The day before I wrote this article, I may have invented a new genre. This isn’t the first time that I’ve had an experience like this, but it’s always fascinating when it happens. Of course, it’s possible that someone else has discovered this particular idea earlier, but I thought that I’d share it and, more importantly, how I found it (in case it’s useful to you).
Although I’ll include some general pointers about how to invent new genres at the end of this article, I’ll start with the story of how I (possibly) invented a new genre.
It all started when I found a fascinating series of videos about game design on Youtube. As long-term readers of this site probably know, I’ve always wanted to make computer games. But this ambition has never really come to fruition due to my almost complete aversion to programming, my short creative attention span and the fact that the very small number of user-friendly game creation programs I’ve ever found are either not quite what I’m looking for or they are free trial versions of programs that are far outside my price range.
After a while, I found myself having a familiar thought “If only computer games were as fast, intuitive and solitary to make as making art is“.
Then I started wondering what a low-tech version of a computer game would look like. After all, comics can (and have) been used as low-tech substitutes for TV shows and movies. After all, when popular TV shows have been cancelled, their creators have sometimes continued the story via comic books. Comics are the closest medium to film and TV for a solitary creator (or small group of creators) without a large budget.
So, knowing that low-tech versions of modern mediums existed. I held the idea in my mind and began daydreaming about creating computer games using nothing more than a pen and paper. I didn’t quite know how such a thing was possible, but I tried to hold on to the idea that it was possible.
Naturally, my thoughts first settled on the gamebook/ interactive fiction genre. I’ve known about this genre for quite a while and, last October, I even wrote something in it which- by virtue of being on the interent – is technically an extremely primitive computer game.
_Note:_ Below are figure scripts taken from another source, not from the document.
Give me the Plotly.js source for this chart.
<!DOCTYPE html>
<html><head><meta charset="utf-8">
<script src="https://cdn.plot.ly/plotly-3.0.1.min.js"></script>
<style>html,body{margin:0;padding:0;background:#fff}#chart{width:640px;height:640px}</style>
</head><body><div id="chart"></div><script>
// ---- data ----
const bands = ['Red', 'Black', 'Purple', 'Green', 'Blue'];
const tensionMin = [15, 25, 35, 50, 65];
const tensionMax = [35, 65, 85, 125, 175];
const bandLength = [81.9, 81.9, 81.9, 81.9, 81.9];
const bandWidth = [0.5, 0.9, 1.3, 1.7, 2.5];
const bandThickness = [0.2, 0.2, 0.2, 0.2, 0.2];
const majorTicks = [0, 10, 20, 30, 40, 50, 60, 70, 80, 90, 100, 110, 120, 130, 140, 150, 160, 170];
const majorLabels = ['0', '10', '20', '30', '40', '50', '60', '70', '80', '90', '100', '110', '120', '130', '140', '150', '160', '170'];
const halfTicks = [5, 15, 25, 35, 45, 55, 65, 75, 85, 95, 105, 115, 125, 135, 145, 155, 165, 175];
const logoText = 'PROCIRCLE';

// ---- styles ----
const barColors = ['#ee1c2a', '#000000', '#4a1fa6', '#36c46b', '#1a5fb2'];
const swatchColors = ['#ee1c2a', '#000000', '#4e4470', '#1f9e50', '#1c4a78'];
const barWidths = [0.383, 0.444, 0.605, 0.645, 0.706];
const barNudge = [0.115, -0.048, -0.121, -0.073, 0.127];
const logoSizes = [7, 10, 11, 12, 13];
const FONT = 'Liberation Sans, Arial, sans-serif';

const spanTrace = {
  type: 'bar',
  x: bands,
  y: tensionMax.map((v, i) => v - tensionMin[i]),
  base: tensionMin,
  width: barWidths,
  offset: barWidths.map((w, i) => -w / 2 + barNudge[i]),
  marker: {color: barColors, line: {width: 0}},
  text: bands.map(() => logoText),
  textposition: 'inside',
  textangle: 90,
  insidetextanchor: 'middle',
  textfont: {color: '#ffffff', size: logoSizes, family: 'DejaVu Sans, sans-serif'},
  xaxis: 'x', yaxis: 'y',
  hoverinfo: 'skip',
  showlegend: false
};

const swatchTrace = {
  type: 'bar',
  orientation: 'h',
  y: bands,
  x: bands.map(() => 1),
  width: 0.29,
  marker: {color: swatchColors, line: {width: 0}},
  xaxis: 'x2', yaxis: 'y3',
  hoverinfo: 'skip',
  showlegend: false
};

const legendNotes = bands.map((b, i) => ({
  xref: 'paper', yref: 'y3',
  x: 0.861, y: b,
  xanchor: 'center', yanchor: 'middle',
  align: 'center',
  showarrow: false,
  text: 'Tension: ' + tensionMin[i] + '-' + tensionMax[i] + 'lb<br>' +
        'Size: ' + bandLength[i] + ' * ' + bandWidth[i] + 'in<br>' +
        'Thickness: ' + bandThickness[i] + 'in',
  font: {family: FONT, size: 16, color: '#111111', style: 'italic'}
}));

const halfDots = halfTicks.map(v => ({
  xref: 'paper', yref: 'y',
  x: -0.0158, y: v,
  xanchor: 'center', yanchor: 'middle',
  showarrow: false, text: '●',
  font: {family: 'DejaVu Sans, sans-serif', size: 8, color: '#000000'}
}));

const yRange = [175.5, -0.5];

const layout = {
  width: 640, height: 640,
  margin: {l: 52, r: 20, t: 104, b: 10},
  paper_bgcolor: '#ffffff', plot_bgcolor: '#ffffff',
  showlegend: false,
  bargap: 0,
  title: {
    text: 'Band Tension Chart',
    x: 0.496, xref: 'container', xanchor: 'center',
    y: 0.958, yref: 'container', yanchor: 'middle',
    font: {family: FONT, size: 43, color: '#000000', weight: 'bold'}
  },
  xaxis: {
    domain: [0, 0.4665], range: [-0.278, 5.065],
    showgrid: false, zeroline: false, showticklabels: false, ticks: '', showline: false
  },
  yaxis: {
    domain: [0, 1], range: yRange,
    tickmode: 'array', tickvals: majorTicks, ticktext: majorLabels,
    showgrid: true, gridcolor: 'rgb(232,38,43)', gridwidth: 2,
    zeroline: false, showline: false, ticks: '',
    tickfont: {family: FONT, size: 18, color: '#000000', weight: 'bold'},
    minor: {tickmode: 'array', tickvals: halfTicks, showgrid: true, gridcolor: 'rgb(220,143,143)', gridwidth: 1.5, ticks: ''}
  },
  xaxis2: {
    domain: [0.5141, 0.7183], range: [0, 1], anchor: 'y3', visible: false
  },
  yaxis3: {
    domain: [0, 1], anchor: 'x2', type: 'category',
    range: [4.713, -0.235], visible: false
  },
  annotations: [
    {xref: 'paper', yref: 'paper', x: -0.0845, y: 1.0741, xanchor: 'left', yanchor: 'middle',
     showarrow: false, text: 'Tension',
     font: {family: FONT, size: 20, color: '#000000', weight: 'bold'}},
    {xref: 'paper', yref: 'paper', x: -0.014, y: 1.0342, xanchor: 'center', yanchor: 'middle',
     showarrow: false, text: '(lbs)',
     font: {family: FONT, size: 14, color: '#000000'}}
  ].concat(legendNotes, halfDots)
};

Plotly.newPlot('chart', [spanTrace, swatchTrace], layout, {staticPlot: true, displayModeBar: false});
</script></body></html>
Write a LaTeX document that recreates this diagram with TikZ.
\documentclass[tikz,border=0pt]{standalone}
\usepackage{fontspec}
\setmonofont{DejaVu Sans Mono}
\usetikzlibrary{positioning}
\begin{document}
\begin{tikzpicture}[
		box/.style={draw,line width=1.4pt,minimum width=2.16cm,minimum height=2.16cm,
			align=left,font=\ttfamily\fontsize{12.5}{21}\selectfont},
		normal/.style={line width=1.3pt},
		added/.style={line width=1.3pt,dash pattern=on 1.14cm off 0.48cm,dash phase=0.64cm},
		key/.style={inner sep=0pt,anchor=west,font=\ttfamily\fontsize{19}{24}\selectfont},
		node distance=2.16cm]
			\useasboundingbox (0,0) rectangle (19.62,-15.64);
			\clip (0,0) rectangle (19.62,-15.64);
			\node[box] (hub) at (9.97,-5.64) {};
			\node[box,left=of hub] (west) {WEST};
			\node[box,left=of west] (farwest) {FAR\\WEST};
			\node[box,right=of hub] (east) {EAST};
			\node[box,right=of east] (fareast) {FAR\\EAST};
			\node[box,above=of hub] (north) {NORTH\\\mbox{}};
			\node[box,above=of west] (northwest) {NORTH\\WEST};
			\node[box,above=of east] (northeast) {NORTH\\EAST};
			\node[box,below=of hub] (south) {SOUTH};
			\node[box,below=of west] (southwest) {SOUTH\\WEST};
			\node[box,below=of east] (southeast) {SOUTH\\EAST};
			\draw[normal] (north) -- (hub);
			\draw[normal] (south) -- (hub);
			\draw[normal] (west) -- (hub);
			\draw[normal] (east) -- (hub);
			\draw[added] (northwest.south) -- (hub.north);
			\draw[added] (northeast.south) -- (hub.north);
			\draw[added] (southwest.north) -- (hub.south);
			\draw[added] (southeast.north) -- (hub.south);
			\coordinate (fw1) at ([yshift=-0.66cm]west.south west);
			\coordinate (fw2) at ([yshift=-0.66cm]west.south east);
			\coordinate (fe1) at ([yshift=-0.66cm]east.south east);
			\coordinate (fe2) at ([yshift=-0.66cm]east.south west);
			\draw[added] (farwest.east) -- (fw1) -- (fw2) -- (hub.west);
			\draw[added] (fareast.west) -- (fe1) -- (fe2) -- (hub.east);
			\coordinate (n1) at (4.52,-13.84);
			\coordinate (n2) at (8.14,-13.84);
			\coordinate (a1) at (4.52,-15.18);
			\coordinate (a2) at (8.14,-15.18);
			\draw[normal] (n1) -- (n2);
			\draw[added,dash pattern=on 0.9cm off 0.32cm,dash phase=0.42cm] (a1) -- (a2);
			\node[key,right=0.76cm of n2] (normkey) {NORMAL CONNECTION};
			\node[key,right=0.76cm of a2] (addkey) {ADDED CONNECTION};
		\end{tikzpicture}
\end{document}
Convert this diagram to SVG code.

However, with a few changes, it would work well as a “Choose Your Own Adventure” style gamebook (and this is how I originally designed and structured it). But that wasn’t what I was looking for.
I didn’t want to write, I wanted to make art.
Still, I realised that gamebooks were probably the closest things to non-electronic computer games in structural terms. Then I thought about comics again and about the short-lived “wordless novel” genre from the early 20th century. All of these ideas suddenly clicked together and I drew a few small sketches of a “wordless” sci-fi gamebook:
[CLICK FOR LARGER IMAGE] The idea is that, to go to another page, you follow the numbers in the middle of the pictures.
At the time of writing, I don’t know whether I’ll actually turn this into anything (or whether it’ll inspire anyone else to work in the genre). But, just having the idea was quite a cool experience.
The important thing here is that, like with all “new” genres, there isn’t really that much new stuff involved. Structurally, my idea is similar to gamebooks, comics and/or modern Hidden Object Games (with a few changes, it could even include hidden object scenes). It isn’t so much a new genre as a mixture of several existing genres.
This can be seen with every other “new” genre that people have been created. Often, they don’t actually contain anything particularly new. They’re just a slightly altered version and/or mixture of existing things.
Even when a new creative medium (eg: video games) has been created, the “new genres” that are created for it are often based on pre-existing things (or pre-existing ideas). However, they are altered or remixed in an interesting way that turns them into a totally new genre.
So, yes, it’s impossible to invent a totally “new” genre. But, you don’t need to. All you need to do is to work out how to do something interesting with everything that currently exists.